"Wildwood Weed" is a 1964 country-western parody song written by Don Bowman.  It was the first track on Side 1 of Bowman's debut LP, Our Man in Trouble..."It Only Hurts When I Laugh" (RCA Victor catalog numbers LSP-2831 (stereo) and LPM-2831 (monaural)).  Its most famous version was recorded in 1974 by Jim Stafford and became the fourth of four U.S. Top 40 singles from his eponymous debut album. Musically, the song takes its inspiration from the Carter Family's instrumental recording "Wildwood Flower". In both versions, the lyrics in the verses are spoken rather than sung.

Background
The song is a story about farmers, two brothers, who take a sudden interest in a common wildflower on their farm and discover, after one of them begins chewing a piece, its enjoyable hallucinogenic and mind-altering properties.
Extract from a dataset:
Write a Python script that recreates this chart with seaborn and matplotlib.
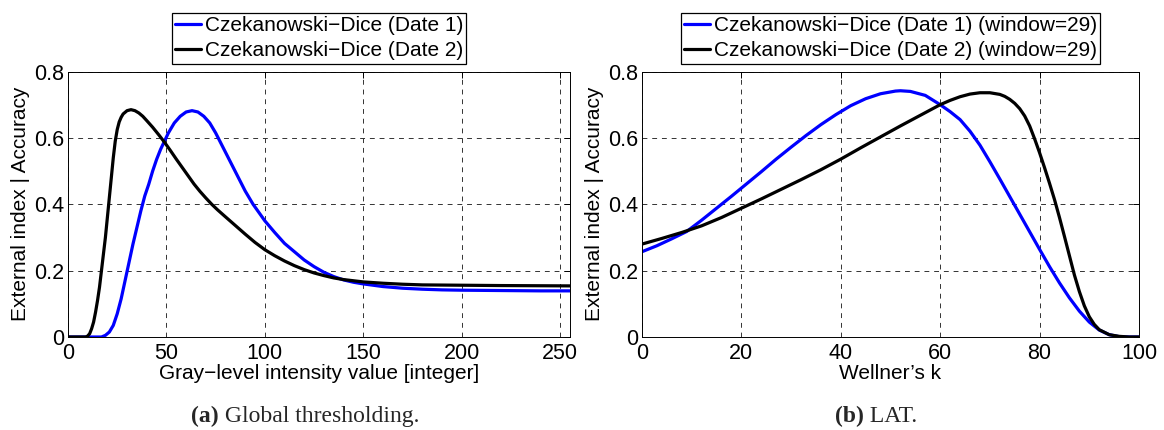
import matplotlib
matplotlib.use("Agg")
import matplotlib.pyplot as plt
import seaborn as sns
import pandas as pd
import numpy as np

# ---------------- data ----------------
gray_d1_x = [0, 10, 15, 17, 19, 21, 23, 25, 27, 29, 31, 33, 35, 37, 39, 41, 43, 45, 47, 49,
             51, 54, 57, 60, 63, 66, 69, 72, 75, 78, 81, 84, 87, 90, 94, 100, 105, 110, 115,
             120, 125, 130, 135, 140, 145, 150, 160, 170, 180, 190, 200, 220, 240, 255]
gray_d1_y = [0, 0, 0, 0.0, 0.005, 0.015, 0.035, 0.07, 0.115, 0.17, 0.225, 0.28, 0.33, 0.38,
             0.425, 0.46, 0.5, 0.535, 0.565, 0.59, 0.615, 0.645, 0.665, 0.678, 0.682, 0.678,
             0.665, 0.645, 0.615, 0.58, 0.545, 0.51, 0.475, 0.44, 0.4, 0.35, 0.315, 0.282,
             0.257, 0.232, 0.212, 0.195, 0.182, 0.172, 0.165, 0.16, 0.152, 0.147, 0.144,
             0.142, 0.141, 0.14, 0.139, 0.139]

gray_d2_x = [0, 9, 10, 11, 12, 13, 14, 15, 16, 17, 18, 19, 20, 21, 22, 23, 24, 25, 26, 27, 28,
             30, 32, 34, 36, 38, 40, 43, 46, 49, 52, 55, 58, 61, 64, 67, 70, 73, 76, 80, 85,
             90, 95, 100, 105, 110, 115, 120, 125, 130, 135, 140, 150, 160, 170, 180, 200,
             220, 255]
gray_d2_y = [0, 0, 0.003, 0.01, 0.025, 0.045, 0.075, 0.11, 0.15, 0.2, 0.25, 0.3, 0.36, 0.42,
             0.48, 0.54, 0.59, 0.625, 0.648, 0.662, 0.672, 0.682, 0.685, 0.682, 0.675, 0.665,
             0.652, 0.632, 0.61, 0.587, 0.562, 0.536, 0.511, 0.486, 0.461, 0.439, 0.419,
             0.40, 0.383, 0.362, 0.336, 0.31, 0.285, 0.263, 0.245, 0.229, 0.215, 0.203, 0.193,
             0.185, 0.178, 0.173, 0.166, 0.162, 0.159, 0.157, 0.156, 0.155, 0.154]

lat_d1_x = [0, 3, 6, 9, 12, 15, 18, 21, 24, 27, 30, 33, 36, 39, 42, 45, 48, 51, 52, 54, 57,
            60, 62, 64, 66, 68, 70, 72, 74, 76, 78, 80, 82, 84, 86, 88, 90, 92, 94, 96, 98, 100]
lat_d1_y = [0.257, 0.275, 0.296, 0.318, 0.352, 0.388, 0.424, 0.461, 0.498, 0.536, 0.572,
            0.607, 0.64, 0.67, 0.697, 0.718, 0.733, 0.741, 0.742, 0.74, 0.728, 0.70, 0.679,
            0.655, 0.62, 0.578, 0.528, 0.476, 0.423, 0.37, 0.317, 0.264, 0.212, 0.163,
            0.118, 0.078, 0.045, 0.021, 0.007, 0.001, 0.0, 0.0]

lat_d2_x = [0, 4, 8, 12, 16, 20, 24, 28, 32, 36, 40, 44, 48, 52, 56, 60, 62, 64, 66, 68, 70,
            72, 73, 74, 75, 76, 77, 78, 79, 80, 81, 82, 83, 84, 85, 86, 87, 88, 89, 90, 91,
            92, 94, 96, 98, 100]
lat_d2_y = [0.28, 0.297, 0.315, 0.335, 0.36, 0.388, 0.416, 0.445, 0.474, 0.504, 0.536, 0.57,
            0.603, 0.636, 0.668, 0.70, 0.713, 0.724, 0.732, 0.736, 0.736, 0.731, 0.725,
            0.716, 0.704, 0.688, 0.666, 0.636, 0.597, 0.555, 0.51, 0.463, 0.414, 0.36, 0.303,
            0.245, 0.187, 0.137, 0.094, 0.061, 0.038, 0.022, 0.007, 0.002, 0.0, 0.0]

left_labels = ["Czekanowski\u2212Dice (Date 1)", "Czekanowski\u2212Dice (Date 2)"]
right_labels = ["Czekanowski\u2212Dice (Date 1) (window=29)",
                "Czekanowski\u2212Dice (Date 2) (window=29)"]
left_xticks = [0, 50, 100, 150, 200, 250]
right_xticks = [0, 20, 40, 60, 80, 100]
yticks = [0, 0.2, 0.4, 0.6, 0.8]
ytick_labels = ["0", "0.2", "0.4", "0.6", "0.8"]
ylabel = "External index | Accuracy"
left_xlabel = "Gray\u2212level intensity value [integer]"
right_xlabel = "Wellner\u2019s k"

# ---------------- style ----------------
sns.set_theme(style="white")
plt.rcParams["font.family"] = ["Liberation Sans", "DejaVu Sans"]
plt.rcParams["axes.unicode_minus"] = True

W, H = 1164, 430
fig = plt.figure(figsize=(W / 100, H / 100), dpi=100)
fig.patch.set_facecolor("white")

ax_bottom = (H - 337) / H
ax_h = (337 - 71.5) / H
axL = fig.add_axes([68 / W, ax_bottom, 502 / W, ax_h])
axR = fig.add_axes([642 / W, ax_bottom, 497 / W, ax_h])

dfL = pd.concat([
    pd.DataFrame({"x": gray_d1_x, "y": gray_d1_y, "s": left_labels[0]}),
    pd.DataFrame({"x": gray_d2_x, "y": gray_d2_y, "s": left_labels[1]}),
])
dfR = pd.concat([
    pd.DataFrame({"x": lat_d1_x, "y": lat_d1_y, "s": right_labels[0]}),
    pd.DataFrame({"x": lat_d2_x, "y": lat_d2_y, "s": right_labels[1]}),
])

def style_axis(ax, df, labels, xlim, xticks, xlabel):
    sns.lineplot(data=df, x="x", y="y", hue="s", hue_order=labels,
                 palette=["#0000ff", "#000000"], linewidth=2.3, ax=ax,
                 estimator=None, sort=False, legend=True)
    for ln in ax.get_lines():
        ln.set_solid_joinstyle("round")
    ax.set_xlim(*xlim)
    ax.set_ylim(0, 0.8)
    ax.set_xticks(xticks)
    ax.set_xticklabels([str(t) for t in xticks])
    ax.set_yticks(yticks)
    ax.set_yticklabels(ytick_labels)
    ax.grid(True, linestyle=(0, (5, 5)), color="#333333", linewidth=0.7)
    ax.set_axisbelow(True)
    for sp in ax.spines.values():
        sp.set_visible(True)
        sp.set_color("black")
        sp.set_linewidth(0.7)
    ax.tick_params(direction="in", length=4, width=0.7, colors="black",
                   labelsize=15.5, top=True, right=True,
                   labeltop=False, labelright=False)
    ax.tick_params(axis="x", pad=4.5)
    ax.tick_params(axis="y", pad=3)
    ax.set_xlabel(xlabel, fontsize=15, color="black", labelpad=0)
    ax.set_ylabel(ylabel, fontsize=15, color="black", labelpad=3)
    leg = ax.legend(loc="lower center", bbox_to_anchor=(0.5, 1.03), fontsize=15,
                    frameon=True, fancybox=False, edgecolor="black", framealpha=1,
                    borderpad=0.15, labelspacing=0.3, handlelength=1.25,
                    handletextpad=0.2, borderaxespad=0)
    leg.get_frame().set_linewidth(0.9)
    for line in leg.get_lines():
        line.set_linewidth(2.3)
    for t in leg.get_texts():
        t.set_color("black")

style_axis(axL, dfL, left_labels, (0, 255), left_xticks, left_xlabel)
style_axis(axR, dfR, right_labels, (0, 100), right_xticks, right_xlabel)

# ---------------- captions ----------------
fig.canvas.draw()
renderer = fig.canvas.get_renderer()

def caption(center_px, y_px, tag, text):
    t1 = fig.text(0, 0, tag, fontsize=17, fontweight="bold",
                  family=["Liberation Serif", "DejaVu Serif"], va="center", ha="left")
    t2 = fig.text(0, 0, " " + text, fontsize=17,
                  family=["Liberation Serif", "DejaVu Serif"], va="center", ha="left")
    w1 = t1.get_window_extent(renderer).width
    w2 = t2.get_window_extent(renderer).width
    x0 = center_px - (w1 + w2) / 2
    y = (H - y_px) / H
    t1.set_position((x0 / W, y))
    t2.set_position(((x0 + w1) / W, y))

caption(305, 416.5, "(a)", "Global thresholding.")
caption(876, 416.5, "(b)", "LAT.")

fig.savefig("out.png", dpi=100, facecolor="white")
They begin to cultivate the plant in earnest; however, federal agents raid their farm and destroy their crop.  Nevertheless, the men are undeterred because they have saved a supply of seeds, overlooked by the agents. Despite the song's popularity, some AM radio stations banned it because of the references to marijuana.

Chart performance
"Wildwood Weed" reached number seven on the U.S. Billboard Hot 100, number five on Cash Box and number three on the Canadian pop singles chart. It was a crossover hit onto the Adult Contemporary charts of both nations (reaching number two in Canada), as well as the U.S. Country chart.

Weekly charts

Year-end charts

References

External links
  

1974 singles
1974 songs
MGM Records singles
Jim Stafford songs
Songs about cannabis
Songs written by Don Bowman (singer)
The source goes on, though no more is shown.